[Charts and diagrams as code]
_ _ _ _ _
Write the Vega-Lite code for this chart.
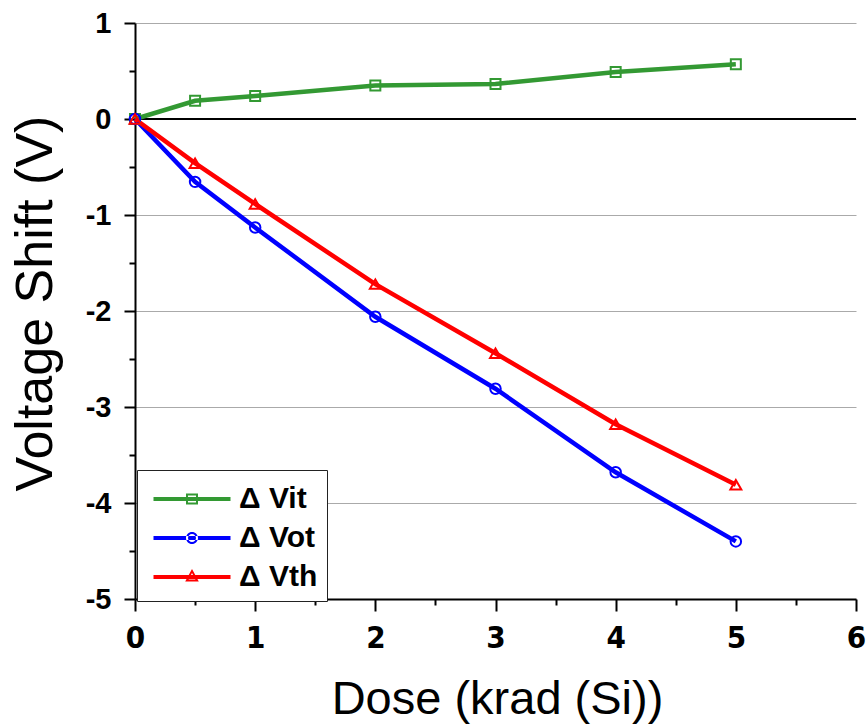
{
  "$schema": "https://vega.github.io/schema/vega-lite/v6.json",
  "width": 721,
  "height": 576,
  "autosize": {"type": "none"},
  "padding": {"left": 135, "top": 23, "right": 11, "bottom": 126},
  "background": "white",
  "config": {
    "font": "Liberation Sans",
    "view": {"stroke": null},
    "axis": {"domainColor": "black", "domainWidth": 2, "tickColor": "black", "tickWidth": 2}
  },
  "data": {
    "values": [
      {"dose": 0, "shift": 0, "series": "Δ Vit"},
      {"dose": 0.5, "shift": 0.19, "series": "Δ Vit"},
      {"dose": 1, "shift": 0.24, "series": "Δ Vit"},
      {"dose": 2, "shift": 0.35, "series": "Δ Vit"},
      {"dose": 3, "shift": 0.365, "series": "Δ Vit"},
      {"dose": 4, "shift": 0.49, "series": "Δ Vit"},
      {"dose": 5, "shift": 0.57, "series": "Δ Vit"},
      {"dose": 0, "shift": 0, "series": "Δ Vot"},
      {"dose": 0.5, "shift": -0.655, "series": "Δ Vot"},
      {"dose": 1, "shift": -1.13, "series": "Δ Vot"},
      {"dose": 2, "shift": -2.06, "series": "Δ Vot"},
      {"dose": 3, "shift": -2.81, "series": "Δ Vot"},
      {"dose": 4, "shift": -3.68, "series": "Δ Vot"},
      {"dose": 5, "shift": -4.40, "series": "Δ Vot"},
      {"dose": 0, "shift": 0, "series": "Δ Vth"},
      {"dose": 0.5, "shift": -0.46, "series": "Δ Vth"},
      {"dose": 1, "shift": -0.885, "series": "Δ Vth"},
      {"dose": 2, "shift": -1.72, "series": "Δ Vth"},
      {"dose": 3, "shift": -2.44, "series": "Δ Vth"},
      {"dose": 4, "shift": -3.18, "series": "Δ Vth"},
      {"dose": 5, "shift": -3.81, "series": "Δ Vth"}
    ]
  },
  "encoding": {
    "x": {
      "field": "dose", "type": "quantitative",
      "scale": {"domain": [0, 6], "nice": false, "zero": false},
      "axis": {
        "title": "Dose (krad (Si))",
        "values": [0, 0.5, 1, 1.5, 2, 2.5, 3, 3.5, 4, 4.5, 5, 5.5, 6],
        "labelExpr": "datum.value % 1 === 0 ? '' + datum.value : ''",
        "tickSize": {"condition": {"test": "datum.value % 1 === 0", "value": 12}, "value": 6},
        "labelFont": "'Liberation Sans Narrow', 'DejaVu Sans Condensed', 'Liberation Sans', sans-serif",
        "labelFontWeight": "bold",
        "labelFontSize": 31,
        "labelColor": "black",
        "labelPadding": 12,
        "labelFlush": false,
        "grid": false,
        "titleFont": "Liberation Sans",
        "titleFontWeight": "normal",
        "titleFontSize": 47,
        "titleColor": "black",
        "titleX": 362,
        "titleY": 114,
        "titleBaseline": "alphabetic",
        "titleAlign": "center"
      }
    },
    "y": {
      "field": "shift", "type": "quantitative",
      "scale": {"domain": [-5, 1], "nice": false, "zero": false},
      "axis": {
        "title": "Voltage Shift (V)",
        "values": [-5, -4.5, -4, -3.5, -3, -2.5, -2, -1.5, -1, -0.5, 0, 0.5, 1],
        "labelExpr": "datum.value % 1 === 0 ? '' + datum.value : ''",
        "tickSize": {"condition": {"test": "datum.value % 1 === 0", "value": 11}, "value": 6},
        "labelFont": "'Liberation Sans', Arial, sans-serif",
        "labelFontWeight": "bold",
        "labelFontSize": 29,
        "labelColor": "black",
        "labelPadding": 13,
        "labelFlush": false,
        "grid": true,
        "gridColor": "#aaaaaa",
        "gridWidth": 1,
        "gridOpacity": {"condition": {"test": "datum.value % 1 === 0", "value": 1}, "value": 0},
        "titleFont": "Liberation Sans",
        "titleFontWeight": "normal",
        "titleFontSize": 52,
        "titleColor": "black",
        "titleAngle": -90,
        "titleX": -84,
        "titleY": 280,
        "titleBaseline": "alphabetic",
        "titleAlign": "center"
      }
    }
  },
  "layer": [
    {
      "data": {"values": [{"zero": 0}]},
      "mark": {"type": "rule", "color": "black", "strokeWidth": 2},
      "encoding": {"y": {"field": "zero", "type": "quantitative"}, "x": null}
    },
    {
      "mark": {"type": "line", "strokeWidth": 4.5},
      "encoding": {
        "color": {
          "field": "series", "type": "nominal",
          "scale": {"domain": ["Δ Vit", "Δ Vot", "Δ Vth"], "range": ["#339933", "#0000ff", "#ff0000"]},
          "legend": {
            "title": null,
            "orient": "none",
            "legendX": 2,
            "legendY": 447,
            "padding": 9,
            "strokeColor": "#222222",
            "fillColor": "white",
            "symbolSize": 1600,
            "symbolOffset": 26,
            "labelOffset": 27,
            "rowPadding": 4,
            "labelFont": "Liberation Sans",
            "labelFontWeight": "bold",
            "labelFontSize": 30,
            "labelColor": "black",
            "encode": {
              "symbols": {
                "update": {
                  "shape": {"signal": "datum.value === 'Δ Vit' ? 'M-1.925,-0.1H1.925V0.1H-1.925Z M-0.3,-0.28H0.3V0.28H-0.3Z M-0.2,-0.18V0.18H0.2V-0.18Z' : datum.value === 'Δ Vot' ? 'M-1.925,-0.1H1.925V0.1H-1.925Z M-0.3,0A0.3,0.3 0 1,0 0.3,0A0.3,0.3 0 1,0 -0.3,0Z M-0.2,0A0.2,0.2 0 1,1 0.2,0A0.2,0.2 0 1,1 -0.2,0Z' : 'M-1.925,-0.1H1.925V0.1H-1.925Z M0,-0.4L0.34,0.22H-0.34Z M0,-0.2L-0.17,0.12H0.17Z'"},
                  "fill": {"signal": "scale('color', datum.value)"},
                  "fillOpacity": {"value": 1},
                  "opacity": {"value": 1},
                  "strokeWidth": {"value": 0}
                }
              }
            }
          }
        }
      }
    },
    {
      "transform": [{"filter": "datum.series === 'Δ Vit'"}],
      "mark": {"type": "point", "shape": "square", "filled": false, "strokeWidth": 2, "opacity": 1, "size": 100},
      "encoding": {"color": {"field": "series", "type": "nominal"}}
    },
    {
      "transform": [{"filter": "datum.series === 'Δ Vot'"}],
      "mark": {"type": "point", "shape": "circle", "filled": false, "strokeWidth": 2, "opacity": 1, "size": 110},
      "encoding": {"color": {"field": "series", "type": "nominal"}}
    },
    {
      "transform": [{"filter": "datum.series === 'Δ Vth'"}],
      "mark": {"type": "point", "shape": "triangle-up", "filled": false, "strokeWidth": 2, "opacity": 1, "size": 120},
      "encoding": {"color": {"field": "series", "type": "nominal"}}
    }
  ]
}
_ _ _ _ _
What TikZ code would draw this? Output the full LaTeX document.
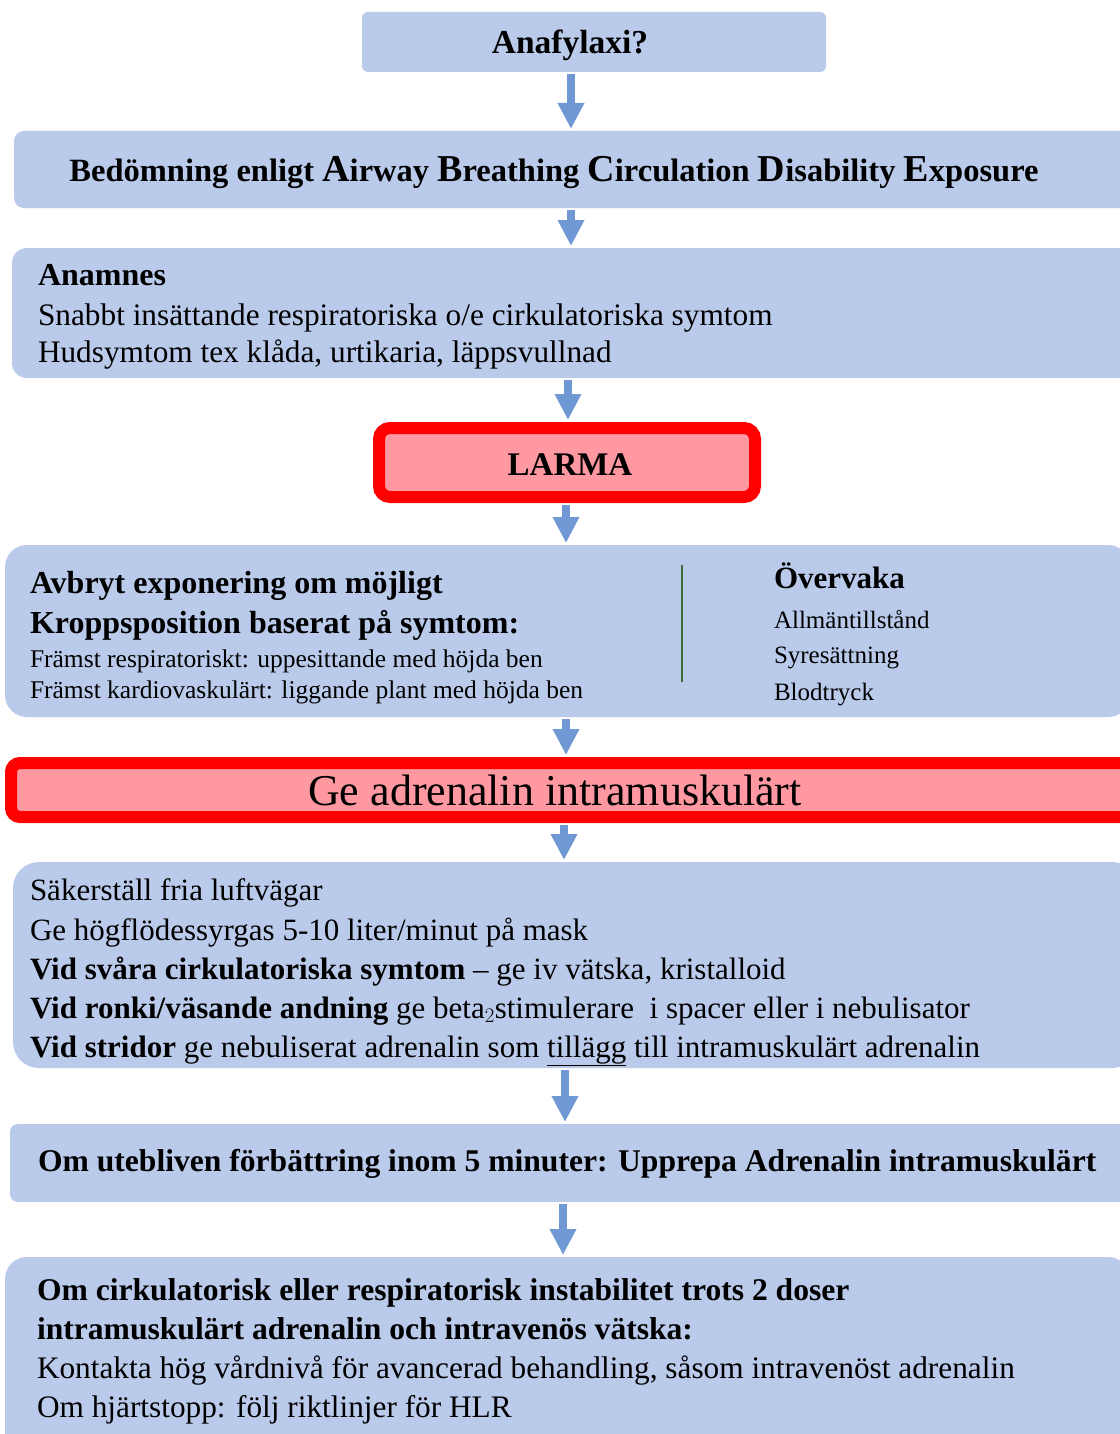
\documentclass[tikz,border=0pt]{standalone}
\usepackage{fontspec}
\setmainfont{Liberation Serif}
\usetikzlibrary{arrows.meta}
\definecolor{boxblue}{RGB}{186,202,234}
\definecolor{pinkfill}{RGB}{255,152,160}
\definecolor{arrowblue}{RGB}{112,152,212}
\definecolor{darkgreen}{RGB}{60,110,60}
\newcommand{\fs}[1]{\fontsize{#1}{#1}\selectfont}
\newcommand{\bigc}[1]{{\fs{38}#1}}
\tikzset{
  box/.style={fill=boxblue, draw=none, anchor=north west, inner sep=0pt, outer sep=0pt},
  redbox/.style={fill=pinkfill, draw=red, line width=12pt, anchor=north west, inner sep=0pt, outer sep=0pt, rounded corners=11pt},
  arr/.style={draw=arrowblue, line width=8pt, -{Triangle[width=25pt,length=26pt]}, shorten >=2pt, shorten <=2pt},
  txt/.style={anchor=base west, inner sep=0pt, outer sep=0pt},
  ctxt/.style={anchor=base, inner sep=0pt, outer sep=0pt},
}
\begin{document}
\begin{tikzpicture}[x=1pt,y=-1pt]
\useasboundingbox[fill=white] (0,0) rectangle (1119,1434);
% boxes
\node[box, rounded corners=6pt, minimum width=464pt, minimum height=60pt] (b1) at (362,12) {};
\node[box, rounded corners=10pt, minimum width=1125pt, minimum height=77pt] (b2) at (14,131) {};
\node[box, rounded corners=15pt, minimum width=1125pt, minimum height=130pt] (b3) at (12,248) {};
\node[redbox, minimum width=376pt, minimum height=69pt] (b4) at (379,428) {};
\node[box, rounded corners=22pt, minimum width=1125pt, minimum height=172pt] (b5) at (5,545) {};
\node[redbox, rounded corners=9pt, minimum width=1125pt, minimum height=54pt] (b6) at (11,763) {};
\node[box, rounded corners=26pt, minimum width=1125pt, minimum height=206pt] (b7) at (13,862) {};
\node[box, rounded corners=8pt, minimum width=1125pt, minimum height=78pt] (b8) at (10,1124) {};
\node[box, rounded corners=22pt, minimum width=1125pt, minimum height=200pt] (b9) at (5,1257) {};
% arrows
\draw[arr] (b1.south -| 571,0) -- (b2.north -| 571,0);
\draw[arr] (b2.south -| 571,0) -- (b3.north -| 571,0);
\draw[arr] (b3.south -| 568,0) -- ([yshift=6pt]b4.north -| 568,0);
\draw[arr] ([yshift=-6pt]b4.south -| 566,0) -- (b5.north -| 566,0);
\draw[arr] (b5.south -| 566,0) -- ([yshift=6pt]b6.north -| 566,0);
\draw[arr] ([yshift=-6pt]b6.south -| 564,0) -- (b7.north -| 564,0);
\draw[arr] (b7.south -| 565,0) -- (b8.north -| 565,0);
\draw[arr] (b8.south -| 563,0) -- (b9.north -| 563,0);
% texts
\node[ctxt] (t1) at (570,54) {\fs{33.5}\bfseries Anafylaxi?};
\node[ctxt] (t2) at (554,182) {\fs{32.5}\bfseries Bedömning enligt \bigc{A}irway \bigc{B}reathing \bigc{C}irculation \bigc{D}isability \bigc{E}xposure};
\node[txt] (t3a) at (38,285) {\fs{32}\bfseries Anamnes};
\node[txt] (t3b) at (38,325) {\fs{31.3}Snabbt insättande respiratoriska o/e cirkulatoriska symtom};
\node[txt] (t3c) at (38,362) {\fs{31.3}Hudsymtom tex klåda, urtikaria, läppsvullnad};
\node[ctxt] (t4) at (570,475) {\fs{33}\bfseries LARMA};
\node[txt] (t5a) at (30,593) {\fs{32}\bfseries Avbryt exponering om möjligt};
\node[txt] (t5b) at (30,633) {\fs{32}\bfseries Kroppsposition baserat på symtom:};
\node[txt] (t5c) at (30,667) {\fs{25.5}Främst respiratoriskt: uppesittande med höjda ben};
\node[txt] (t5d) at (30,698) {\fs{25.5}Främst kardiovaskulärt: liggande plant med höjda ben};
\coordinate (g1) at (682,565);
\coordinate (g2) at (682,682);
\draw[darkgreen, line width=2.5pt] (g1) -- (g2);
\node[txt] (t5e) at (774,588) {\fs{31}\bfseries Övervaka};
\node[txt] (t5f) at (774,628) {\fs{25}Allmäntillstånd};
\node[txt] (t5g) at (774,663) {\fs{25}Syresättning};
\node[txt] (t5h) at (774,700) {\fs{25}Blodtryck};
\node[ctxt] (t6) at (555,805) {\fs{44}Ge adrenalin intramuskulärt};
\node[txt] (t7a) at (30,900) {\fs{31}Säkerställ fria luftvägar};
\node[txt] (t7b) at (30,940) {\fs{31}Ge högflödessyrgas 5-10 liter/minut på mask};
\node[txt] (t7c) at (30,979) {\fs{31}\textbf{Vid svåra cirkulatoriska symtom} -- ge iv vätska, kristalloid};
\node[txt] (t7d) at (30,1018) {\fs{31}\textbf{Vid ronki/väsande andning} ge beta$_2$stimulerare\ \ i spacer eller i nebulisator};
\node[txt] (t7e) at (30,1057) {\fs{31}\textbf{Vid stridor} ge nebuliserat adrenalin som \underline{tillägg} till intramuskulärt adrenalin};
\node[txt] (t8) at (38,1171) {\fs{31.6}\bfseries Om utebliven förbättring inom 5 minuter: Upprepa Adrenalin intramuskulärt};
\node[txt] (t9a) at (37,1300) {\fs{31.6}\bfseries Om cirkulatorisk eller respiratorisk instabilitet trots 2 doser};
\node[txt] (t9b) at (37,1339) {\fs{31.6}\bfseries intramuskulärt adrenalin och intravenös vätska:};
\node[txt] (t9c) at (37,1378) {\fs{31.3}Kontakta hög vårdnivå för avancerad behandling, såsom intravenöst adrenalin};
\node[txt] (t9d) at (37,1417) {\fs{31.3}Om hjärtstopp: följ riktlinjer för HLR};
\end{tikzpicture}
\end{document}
_ _ _ _ _
Exercise prompt
In the records above, locate every line with the string "this" and copy it.

Correct answer
Write the Vega-Lite code for this chart.
What TikZ code would draw this? Output the full LaTeX document.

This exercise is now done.